Brian MacColl

Written by Brian MacColl

I’m not from Kentucky; I’m a New Yorker who has had a truly amazing visit to the Commonwealth. Like many visitors, I was struck by how welcoming Kentuckians are—and by how deeply bourbon culture is woven into local pride, work, and history. That’s why news that Jim Beam will pause distillation at its Clermont facility for 2026 caught my attention—not as a casual observer, but as someone who cares about what this moment means for Kentucky’s economy and for American manufacturing more broadly.

At first glance, a distillery “shuttering” sounds like bad news, full stop. For workers, suppliers, and communities built around bourbon, that reaction is understandable. However, this particular decision, with profound implications for the surrounding community, warrants a closer examination—because it provides a clear example of how economic theory is applied in real life, and why a pause can sometimes reflect prudence rather than decline.

At the heart of this decision is a fundamental principle from microeconomics: the distinction between fixed costs and variable costs. Fixed costs—such as buildings, equipment, and aging warehouses—remain regardless of whether production is running. Variable costs—such as energy, labor, and raw materials—vary in proportion to output. When demand drops sharply, as it has in the bourbon industry due to a global glut and reduced exports, firms often reduce variable costs while continuing to carry fixed ones. Reporting from Kentucky.com, the Louisville Business Journal, and industry groups such as the Distilled Spirits Council of the United States documents a sharp pullback in bourbon production in 2025–26, with Kentucky output down more than 25 percent amid elevated inventories, and export demand falling significantly in key markets—particularly Canada and parts of Europe—following trade tensions and retaliatory actions. That’s exactly what Jim Beam is doing by pausing distillation while continuing bottling, warehousing, tourism, and operations at other facilities.

Another key principle at work is marginal cost decision-making. Businesses don’t—and shouldn’t—decide whether to operate based on history or sentiment; they choose based on whether producing one more unit makes economic sense today. When the marginal cost of producing additional bourbon exceeds the expected revenue—especially in an industry where products take years to age—the rational response is to slow or pause production.

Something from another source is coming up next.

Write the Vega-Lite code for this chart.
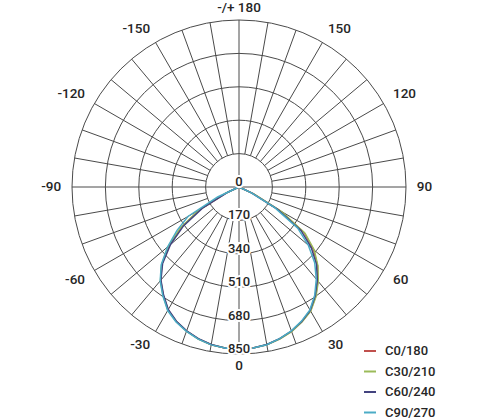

Continuing to produce simply to “keep the stills running” would exacerbate oversupply and create more significant problems down the road.

This is where the distinction between a short-run shutdown and a long-run exit matters. A shutdown is temporary; an exit is permanent. Jim Beam is not exiting the bourbon business. It preserves capital, maintains workforce relationships, invests in site improvements, and keeps its brand and visitor operations alive. Those choices signal an expectation that long-term demand will recover, even as the company navigates short-term pressures.

There is also a critical industry-wide lesson to be learned here. Bourbon production decisions made years ago—during a period of booming demand—are colliding with today’s reality. Because bourbon must age, producers cannot simply adjust overnight. Pulling back now is how the industry prevents more profound disruptions later. From an economic standpoint, this represents supply adjusting to a leftward shift in demand, rather than a collapse of the market itself.

Why does this matter beyond one company or one state? Because how we interpret moments like this shapes public understanding and policy responses. If every production pause is framed as failure, we risk misunderstanding how healthy markets adapt—and we risk overreacting in ways that harm workers and communities rather than protect them.

Kentucky’s bourbon industry is a cornerstone of the Commonwealth’s economy and a symbol of American craftsmanship worldwide. Recognizing the economic principles behind today’s adjustments doesn’t minimize the real concerns facing workers and local communities—but it does help us distinguish between decline and deliberate course correction.

Sometimes, slowing down is exactly how an industry ensures it can continue to operate.